* [EXERCISE]
In this exercise, print only the lines of the records below from the one with "Write a Python" through the one with "al20_sd = [0, 18, 12, 10, 8, 6, 6, 6]", inclusive. Pictures are not part of the copy.

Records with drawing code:
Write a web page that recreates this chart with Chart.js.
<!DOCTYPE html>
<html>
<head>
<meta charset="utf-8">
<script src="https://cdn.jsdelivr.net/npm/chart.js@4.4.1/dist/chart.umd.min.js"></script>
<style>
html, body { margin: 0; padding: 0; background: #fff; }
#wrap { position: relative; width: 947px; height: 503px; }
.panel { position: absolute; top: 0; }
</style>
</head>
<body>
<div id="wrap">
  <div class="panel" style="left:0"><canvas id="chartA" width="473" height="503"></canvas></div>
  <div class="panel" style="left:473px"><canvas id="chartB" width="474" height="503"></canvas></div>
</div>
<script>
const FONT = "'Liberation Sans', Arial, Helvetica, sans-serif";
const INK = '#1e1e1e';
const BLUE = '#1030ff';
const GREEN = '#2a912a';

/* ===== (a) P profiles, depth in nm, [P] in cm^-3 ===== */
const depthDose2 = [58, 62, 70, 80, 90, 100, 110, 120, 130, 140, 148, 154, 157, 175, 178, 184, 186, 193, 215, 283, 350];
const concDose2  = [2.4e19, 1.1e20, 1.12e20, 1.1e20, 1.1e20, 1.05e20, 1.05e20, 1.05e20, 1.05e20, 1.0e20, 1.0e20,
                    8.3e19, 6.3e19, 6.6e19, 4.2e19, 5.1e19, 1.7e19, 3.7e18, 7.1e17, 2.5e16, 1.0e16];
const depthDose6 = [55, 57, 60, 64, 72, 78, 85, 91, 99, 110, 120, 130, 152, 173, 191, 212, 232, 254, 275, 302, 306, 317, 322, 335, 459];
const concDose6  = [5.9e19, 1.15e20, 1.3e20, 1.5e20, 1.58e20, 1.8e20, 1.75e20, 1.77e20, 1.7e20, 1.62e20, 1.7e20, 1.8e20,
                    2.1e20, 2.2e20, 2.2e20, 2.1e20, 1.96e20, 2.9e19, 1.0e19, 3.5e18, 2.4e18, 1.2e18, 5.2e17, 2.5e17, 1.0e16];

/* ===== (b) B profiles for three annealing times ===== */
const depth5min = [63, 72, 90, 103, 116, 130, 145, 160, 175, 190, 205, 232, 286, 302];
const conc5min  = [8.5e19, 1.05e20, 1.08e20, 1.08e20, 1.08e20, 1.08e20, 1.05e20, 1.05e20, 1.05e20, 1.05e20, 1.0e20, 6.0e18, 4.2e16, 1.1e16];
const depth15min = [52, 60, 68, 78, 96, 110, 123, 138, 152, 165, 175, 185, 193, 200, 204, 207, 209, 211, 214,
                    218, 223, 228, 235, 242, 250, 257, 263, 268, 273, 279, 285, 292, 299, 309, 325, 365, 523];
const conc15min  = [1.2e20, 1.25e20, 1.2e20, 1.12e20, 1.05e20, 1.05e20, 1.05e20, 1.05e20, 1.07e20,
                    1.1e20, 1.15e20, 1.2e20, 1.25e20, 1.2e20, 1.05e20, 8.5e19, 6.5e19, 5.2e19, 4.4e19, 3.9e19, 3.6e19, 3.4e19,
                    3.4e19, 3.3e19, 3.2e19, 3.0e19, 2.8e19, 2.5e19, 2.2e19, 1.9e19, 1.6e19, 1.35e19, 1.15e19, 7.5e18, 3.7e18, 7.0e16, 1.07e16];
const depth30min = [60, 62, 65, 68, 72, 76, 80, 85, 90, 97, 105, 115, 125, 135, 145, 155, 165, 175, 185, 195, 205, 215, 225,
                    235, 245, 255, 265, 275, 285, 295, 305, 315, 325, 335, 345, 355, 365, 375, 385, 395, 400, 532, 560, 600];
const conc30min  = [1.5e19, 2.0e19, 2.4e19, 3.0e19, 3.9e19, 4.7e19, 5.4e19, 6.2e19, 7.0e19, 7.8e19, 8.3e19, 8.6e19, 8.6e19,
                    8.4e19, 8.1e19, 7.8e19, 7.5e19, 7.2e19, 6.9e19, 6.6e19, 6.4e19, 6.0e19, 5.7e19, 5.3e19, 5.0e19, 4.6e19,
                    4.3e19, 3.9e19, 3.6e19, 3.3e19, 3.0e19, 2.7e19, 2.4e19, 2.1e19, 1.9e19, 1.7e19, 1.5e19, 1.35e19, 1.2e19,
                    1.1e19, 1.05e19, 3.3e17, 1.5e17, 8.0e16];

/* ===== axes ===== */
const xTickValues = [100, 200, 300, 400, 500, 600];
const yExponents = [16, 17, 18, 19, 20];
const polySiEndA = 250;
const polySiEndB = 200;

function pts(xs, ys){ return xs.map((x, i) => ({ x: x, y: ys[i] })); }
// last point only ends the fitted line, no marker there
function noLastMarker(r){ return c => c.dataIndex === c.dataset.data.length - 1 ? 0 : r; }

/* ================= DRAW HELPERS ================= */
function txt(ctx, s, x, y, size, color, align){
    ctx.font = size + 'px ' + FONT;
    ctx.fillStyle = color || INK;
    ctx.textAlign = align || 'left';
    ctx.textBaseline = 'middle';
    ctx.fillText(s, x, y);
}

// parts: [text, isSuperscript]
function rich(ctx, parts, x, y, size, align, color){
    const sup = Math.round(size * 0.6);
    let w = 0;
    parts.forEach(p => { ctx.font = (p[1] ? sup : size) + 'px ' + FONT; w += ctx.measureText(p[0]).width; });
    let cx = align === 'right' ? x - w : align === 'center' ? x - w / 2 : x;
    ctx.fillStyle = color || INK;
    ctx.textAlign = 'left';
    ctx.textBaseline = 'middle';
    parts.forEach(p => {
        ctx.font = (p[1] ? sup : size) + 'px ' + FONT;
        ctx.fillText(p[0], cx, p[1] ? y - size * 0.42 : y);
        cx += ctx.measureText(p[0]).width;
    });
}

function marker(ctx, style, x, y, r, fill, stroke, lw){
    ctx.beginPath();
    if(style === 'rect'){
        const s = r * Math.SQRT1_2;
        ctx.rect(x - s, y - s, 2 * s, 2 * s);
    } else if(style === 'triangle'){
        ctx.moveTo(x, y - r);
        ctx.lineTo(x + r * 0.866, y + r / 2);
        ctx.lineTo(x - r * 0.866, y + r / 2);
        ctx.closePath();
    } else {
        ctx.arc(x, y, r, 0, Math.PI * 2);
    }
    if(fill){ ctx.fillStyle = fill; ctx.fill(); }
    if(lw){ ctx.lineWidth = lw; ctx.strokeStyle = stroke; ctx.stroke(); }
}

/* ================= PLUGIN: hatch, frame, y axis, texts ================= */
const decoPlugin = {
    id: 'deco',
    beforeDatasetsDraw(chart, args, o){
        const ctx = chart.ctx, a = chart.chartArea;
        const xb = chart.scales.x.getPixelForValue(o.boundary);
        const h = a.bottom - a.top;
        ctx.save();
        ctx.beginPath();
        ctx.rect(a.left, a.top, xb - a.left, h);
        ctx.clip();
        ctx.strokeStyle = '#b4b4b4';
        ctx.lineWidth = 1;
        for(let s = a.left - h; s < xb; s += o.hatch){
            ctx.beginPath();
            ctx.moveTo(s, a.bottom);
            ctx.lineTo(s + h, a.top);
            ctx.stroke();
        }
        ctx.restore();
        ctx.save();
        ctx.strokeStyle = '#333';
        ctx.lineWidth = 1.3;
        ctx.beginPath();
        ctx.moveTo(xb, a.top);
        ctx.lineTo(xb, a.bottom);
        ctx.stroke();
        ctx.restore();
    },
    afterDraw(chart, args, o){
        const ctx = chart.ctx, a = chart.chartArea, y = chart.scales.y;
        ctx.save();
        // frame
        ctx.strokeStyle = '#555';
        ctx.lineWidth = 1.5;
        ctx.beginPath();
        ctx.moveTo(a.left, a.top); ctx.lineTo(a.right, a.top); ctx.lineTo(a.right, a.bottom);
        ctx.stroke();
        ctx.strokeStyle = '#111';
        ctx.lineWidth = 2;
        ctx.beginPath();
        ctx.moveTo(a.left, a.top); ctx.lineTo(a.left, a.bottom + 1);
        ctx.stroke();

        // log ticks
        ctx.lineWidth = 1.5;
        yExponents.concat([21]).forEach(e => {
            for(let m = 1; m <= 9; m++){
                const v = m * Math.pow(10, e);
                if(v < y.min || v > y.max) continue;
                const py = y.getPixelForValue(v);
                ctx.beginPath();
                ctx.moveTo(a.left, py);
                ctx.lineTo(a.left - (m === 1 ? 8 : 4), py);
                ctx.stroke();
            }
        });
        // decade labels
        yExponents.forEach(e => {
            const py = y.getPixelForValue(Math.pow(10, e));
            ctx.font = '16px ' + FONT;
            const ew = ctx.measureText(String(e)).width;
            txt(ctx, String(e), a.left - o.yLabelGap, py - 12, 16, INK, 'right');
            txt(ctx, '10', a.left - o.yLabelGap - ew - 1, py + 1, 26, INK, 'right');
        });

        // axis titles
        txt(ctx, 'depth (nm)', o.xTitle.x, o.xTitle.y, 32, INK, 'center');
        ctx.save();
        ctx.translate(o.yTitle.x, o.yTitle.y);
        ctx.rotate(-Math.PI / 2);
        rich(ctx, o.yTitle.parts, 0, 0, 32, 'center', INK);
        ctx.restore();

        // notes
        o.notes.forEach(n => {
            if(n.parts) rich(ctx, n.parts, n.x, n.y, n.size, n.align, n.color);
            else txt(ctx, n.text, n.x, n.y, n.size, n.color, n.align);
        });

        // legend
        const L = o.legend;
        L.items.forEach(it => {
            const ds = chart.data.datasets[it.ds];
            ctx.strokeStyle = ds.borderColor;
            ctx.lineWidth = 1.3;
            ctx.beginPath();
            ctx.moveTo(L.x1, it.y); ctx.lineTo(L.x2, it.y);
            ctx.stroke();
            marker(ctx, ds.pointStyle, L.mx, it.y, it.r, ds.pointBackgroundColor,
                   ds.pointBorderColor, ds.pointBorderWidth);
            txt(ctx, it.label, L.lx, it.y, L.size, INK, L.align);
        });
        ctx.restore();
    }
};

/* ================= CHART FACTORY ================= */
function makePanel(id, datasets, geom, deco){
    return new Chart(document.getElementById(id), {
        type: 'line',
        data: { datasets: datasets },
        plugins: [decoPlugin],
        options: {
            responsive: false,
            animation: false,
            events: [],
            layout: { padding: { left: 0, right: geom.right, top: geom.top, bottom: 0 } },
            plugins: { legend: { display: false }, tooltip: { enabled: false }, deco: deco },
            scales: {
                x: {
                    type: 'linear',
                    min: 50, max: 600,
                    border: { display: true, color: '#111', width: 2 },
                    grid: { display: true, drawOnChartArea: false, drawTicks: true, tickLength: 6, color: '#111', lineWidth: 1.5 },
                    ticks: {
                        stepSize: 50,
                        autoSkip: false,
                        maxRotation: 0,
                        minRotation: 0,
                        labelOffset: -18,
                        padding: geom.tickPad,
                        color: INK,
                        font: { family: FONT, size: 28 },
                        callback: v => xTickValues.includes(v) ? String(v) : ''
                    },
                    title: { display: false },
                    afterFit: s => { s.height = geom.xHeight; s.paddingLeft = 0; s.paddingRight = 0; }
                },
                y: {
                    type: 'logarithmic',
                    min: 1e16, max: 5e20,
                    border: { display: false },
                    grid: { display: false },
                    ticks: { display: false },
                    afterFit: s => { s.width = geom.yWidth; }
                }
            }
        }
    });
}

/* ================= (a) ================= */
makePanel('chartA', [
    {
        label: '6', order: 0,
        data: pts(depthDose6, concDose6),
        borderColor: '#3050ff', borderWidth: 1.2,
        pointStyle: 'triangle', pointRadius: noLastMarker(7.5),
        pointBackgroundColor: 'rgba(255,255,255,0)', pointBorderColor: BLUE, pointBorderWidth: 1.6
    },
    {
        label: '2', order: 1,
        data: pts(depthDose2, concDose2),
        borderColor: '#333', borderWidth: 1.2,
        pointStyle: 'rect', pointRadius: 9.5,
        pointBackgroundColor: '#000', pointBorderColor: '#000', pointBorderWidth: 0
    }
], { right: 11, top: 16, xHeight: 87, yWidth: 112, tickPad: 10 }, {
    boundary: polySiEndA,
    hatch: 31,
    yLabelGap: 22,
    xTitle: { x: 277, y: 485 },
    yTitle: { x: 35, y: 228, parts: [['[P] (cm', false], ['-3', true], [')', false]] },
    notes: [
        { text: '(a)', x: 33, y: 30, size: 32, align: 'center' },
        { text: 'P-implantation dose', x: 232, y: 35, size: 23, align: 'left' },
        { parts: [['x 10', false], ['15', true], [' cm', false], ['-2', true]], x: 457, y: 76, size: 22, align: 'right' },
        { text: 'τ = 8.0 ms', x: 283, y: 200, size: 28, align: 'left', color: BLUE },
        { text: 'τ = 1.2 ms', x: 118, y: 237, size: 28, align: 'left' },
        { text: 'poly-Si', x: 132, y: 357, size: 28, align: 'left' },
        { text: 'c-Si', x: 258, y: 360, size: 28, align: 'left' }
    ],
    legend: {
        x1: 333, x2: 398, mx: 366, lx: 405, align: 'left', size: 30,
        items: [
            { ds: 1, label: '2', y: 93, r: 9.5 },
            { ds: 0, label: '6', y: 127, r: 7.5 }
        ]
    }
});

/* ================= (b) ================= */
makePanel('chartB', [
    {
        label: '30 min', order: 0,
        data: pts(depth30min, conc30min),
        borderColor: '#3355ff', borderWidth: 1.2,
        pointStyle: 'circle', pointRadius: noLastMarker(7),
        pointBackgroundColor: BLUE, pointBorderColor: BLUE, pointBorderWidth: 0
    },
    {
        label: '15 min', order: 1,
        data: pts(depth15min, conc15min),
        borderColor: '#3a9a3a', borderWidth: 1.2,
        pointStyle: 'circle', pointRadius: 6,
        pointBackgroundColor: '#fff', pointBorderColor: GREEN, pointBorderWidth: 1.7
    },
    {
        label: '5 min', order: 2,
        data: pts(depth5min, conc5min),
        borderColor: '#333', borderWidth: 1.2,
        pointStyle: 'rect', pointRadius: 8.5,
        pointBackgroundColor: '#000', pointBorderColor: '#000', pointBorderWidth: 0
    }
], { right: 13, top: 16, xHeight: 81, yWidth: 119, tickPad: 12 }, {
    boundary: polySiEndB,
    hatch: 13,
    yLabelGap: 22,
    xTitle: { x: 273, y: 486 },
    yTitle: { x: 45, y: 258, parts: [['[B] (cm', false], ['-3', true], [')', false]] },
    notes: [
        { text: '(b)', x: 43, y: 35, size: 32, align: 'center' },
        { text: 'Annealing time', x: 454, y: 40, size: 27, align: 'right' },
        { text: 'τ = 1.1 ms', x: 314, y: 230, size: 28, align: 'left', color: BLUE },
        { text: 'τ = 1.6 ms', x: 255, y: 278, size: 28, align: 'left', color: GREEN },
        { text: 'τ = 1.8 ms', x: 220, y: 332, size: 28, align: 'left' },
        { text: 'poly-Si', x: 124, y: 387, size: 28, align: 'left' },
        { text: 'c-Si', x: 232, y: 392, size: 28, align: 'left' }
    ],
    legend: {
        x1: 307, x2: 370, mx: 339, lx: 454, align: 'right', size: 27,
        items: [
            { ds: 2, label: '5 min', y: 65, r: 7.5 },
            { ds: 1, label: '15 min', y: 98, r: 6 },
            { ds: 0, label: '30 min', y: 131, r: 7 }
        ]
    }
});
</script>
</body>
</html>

---

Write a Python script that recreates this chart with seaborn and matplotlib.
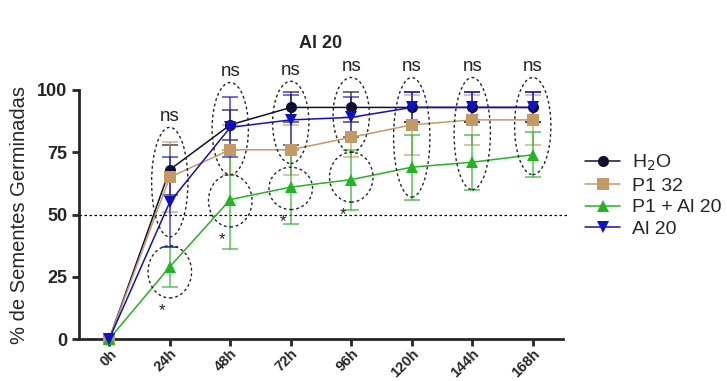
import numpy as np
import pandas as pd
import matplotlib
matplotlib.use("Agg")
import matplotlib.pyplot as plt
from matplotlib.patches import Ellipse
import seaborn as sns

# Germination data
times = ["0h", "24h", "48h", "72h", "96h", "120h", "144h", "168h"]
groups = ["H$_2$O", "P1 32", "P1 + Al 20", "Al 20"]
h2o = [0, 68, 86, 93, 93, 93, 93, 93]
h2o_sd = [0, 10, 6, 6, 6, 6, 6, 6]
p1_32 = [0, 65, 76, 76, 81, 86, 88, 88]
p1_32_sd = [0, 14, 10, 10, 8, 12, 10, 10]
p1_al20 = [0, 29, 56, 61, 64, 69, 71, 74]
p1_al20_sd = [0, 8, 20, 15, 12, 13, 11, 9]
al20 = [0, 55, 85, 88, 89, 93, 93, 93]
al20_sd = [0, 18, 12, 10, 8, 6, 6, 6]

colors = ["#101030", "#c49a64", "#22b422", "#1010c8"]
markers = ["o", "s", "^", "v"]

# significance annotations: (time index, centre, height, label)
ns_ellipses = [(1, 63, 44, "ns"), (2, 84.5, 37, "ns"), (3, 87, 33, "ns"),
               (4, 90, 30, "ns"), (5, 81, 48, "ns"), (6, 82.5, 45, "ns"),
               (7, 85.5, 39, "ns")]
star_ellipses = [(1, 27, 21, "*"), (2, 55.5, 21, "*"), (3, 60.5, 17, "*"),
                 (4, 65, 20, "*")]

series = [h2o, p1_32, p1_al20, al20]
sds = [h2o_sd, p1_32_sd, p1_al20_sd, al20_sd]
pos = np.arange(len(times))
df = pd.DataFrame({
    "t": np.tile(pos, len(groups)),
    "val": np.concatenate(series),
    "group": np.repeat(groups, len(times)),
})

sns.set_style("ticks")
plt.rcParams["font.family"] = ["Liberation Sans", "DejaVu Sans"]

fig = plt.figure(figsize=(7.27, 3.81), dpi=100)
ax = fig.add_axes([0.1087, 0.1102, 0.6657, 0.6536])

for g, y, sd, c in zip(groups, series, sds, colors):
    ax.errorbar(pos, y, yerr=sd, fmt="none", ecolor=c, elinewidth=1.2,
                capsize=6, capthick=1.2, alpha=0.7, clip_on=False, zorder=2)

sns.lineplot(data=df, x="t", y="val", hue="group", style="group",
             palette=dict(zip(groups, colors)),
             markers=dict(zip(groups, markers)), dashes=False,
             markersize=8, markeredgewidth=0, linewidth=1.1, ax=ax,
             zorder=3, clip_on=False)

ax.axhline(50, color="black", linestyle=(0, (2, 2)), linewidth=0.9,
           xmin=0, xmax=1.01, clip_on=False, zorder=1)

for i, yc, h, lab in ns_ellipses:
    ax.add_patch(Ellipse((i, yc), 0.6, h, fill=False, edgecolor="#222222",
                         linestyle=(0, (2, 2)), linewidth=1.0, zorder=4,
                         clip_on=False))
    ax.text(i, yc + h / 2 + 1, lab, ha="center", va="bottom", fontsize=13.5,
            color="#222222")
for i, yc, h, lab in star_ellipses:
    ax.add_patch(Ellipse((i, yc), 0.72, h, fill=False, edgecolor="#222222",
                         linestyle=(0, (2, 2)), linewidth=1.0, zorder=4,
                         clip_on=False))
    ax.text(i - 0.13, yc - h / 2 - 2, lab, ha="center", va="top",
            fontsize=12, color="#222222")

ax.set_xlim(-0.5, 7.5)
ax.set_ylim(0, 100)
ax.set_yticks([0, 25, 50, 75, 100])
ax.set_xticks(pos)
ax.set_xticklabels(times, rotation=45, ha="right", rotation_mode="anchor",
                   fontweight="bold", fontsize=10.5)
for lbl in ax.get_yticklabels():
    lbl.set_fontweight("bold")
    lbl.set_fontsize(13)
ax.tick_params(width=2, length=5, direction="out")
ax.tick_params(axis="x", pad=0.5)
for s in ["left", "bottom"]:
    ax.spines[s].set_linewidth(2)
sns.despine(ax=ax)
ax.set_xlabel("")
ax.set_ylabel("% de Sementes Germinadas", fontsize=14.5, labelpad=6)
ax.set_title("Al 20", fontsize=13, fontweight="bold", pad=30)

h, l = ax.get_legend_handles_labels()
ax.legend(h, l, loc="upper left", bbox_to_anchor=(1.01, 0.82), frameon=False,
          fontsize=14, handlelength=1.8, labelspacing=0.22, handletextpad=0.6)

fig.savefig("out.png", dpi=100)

* [COMPLETED EXERCISE]
Write a Python script that recreates this chart with seaborn and matplotlib.
import numpy as np
import pandas as pd
import matplotlib
matplotlib.use("Agg")
import matplotlib.pyplot as plt
from matplotlib.patches import Ellipse
import seaborn as sns

# Germination data
times = ["0h", "24h", "48h", "72h", "96h", "120h", "144h", "168h"]
groups = ["H$_2$O", "P1 32", "P1 + Al 20", "Al 20"]
h2o = [0, 68, 86, 93, 93, 93, 93, 93]
h2o_sd = [0, 10, 6, 6, 6, 6, 6, 6]
p1_32 = [0, 65, 76, 76, 81, 86, 88, 88]
p1_32_sd = [0, 14, 10, 10, 8, 12, 10, 10]
p1_al20 = [0, 29, 56, 61, 64, 69, 71, 74]
p1_al20_sd = [0, 8, 20, 15, 12, 13, 11, 9]
al20 = [0, 55, 85, 88, 89, 93, 93, 93]
al20_sd = [0, 18, 12, 10, 8, 6, 6, 6]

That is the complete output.